• Problem requirements
Return all the data below as it stands, minus the pictures.

• Data shown
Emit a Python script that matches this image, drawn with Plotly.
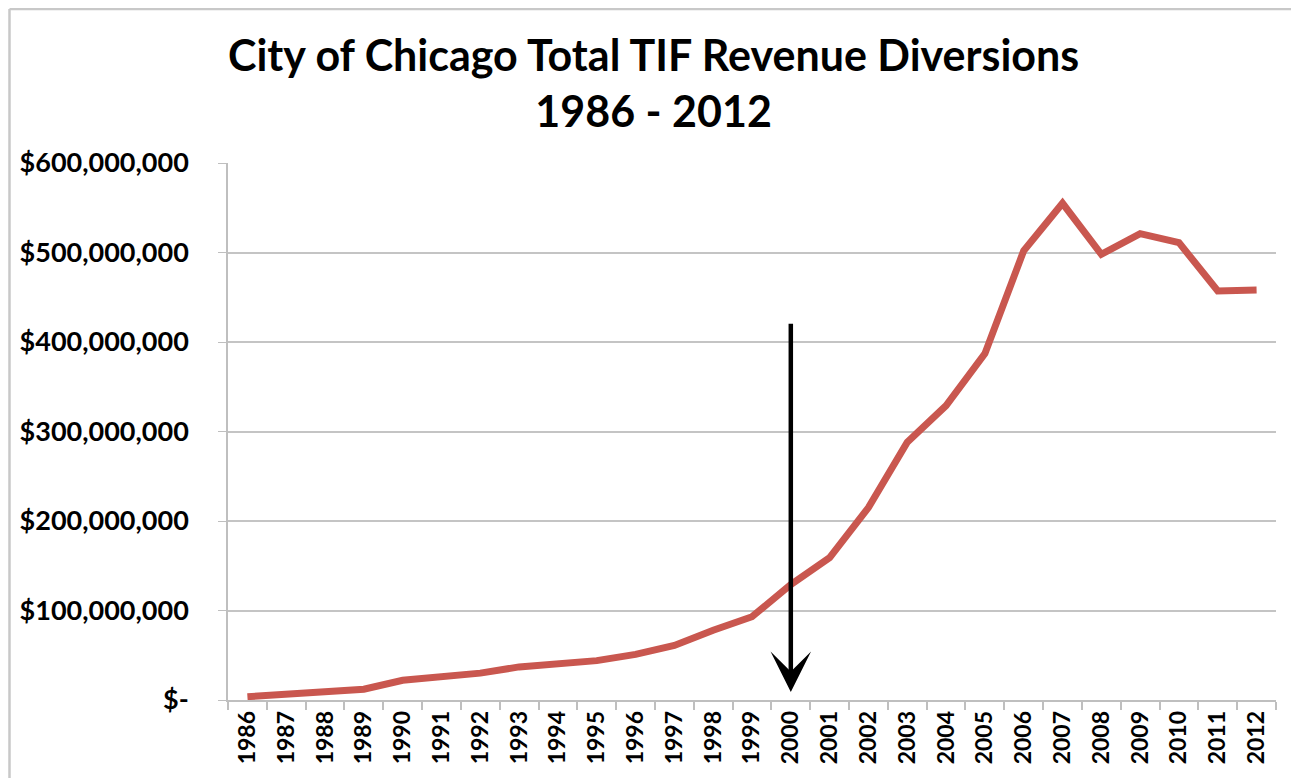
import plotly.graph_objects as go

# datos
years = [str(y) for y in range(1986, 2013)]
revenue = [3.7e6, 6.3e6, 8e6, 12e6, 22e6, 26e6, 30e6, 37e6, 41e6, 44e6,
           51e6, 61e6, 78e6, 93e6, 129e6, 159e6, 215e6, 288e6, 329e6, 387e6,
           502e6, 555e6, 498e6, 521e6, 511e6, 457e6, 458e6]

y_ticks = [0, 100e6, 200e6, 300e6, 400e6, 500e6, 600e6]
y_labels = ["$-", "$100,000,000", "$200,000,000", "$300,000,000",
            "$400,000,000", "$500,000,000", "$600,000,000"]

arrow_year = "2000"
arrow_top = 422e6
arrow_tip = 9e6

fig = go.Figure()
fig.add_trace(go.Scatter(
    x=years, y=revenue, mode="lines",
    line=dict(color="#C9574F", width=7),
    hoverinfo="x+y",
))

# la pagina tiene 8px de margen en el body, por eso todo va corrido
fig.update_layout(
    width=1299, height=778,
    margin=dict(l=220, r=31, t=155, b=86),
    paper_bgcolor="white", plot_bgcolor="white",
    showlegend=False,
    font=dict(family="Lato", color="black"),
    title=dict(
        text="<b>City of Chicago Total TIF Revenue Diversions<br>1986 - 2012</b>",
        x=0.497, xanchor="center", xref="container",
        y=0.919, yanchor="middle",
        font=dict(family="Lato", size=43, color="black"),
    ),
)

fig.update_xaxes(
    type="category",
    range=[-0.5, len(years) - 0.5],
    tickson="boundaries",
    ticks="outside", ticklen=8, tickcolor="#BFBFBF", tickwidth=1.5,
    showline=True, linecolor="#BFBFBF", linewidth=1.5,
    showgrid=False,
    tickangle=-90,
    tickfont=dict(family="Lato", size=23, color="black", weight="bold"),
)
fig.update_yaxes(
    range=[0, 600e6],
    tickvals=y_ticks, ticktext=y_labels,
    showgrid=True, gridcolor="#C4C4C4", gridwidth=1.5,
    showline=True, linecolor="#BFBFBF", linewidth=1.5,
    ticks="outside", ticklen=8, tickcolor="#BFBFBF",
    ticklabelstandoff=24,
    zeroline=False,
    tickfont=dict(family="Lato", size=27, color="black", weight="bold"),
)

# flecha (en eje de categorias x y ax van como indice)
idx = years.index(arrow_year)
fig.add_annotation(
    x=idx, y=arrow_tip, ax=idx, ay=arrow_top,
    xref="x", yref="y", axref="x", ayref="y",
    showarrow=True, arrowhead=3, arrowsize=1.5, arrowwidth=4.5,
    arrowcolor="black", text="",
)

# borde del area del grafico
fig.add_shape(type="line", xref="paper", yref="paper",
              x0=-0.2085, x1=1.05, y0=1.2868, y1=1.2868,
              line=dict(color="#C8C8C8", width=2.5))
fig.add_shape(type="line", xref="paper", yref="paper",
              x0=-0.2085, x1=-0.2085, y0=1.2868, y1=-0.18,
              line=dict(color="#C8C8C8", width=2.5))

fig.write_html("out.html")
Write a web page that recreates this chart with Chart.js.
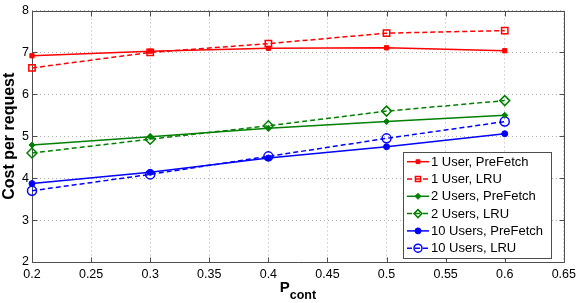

• Task result
Emit a Python script that matches this image, drawn with Plotly.
import plotly.graph_objects as go

# datos
years = [str(y) for y in range(1986, 2013)]
revenue = [3.7e6, 6.3e6, 8e6, 12e6, 22e6, 26e6, 30e6, 37e6, 41e6, 44e6,
           51e6, 61e6, 78e6, 93e6, 129e6, 159e6, 215e6, 288e6, 329e6, 387e6,
           502e6, 555e6, 498e6, 521e6, 511e6, 457e6, 458e6]

y_ticks = [0, 100e6, 200e6, 300e6, 400e6, 500e6, 600e6]
y_labels = ["$-", "$100,000,000", "$200,000,000", "$300,000,000",
            "$400,000,000", "$500,000,000", "$600,000,000"]

arrow_year = "2000"
arrow_top = 422e6
arrow_tip = 9e6

fig = go.Figure()
fig.add_trace(go.Scatter(
    x=years, y=revenue, mode="lines",
    line=dict(color="#C9574F", width=7),
    hoverinfo="x+y",
))

# la pagina tiene 8px de margen en el body, por eso todo va corrido
fig.update_layout(
    width=1299, height=778,
    margin=dict(l=220, r=31, t=155, b=86),
    paper_bgcolor="white", plot_bgcolor="white",
    showlegend=False,
    font=dict(family="Lato", color="black"),
    title=dict(
        text="<b>City of Chicago Total TIF Revenue Diversions<br>1986 - 2012</b>",
        x=0.497, xanchor="center", xref="container",
        y=0.919, yanchor="middle",
        font=dict(family="Lato", size=43, color="black"),
    ),
)

fig.update_xaxes(
    type="category",
    range=[-0.5, len(years) - 0.5],
    tickson="boundaries",
    ticks="outside", ticklen=8, tickcolor="#BFBFBF", tickwidth=1.5,
    showline=True, linecolor="#BFBFBF", linewidth=1.5,
    showgrid=False,
    tickangle=-90,
    tickfont=dict(family="Lato", size=23, color="black", weight="bold"),
)
fig.update_yaxes(
    range=[0, 600e6],
    tickvals=y_ticks, ticktext=y_labels,
    showgrid=True, gridcolor="#C4C4C4", gridwidth=1.5,
    showline=True, linecolor="#BFBFBF", linewidth=1.5,
    ticks="outside", ticklen=8, tickcolor="#BFBFBF",
    ticklabelstandoff=24,
    zeroline=False,
    tickfont=dict(family="Lato", size=27, color="black", weight="bold"),
)

# flecha (en eje de categorias x y ax van como indice)
idx = years.index(arrow_year)
fig.add_annotation(
    x=idx, y=arrow_tip, ax=idx, ay=arrow_top,
    xref="x", yref="y", axref="x", ayref="y",
    showarrow=True, arrowhead=3, arrowsize=1.5, arrowwidth=4.5,
    arrowcolor="black", text="",
)

# borde del area del grafico
fig.add_shape(type="line", xref="paper", yref="paper",
              x0=-0.2085, x1=1.05, y0=1.2868, y1=1.2868,
              line=dict(color="#C8C8C8", width=2.5))
fig.add_shape(type="line", xref="paper", yref="paper",
              x0=-0.2085, x1=-0.2085, y0=1.2868, y1=-0.18,
              line=dict(color="#C8C8C8", width=2.5))

fig.write_html("out.html")
Write a web page that recreates this chart with Chart.js.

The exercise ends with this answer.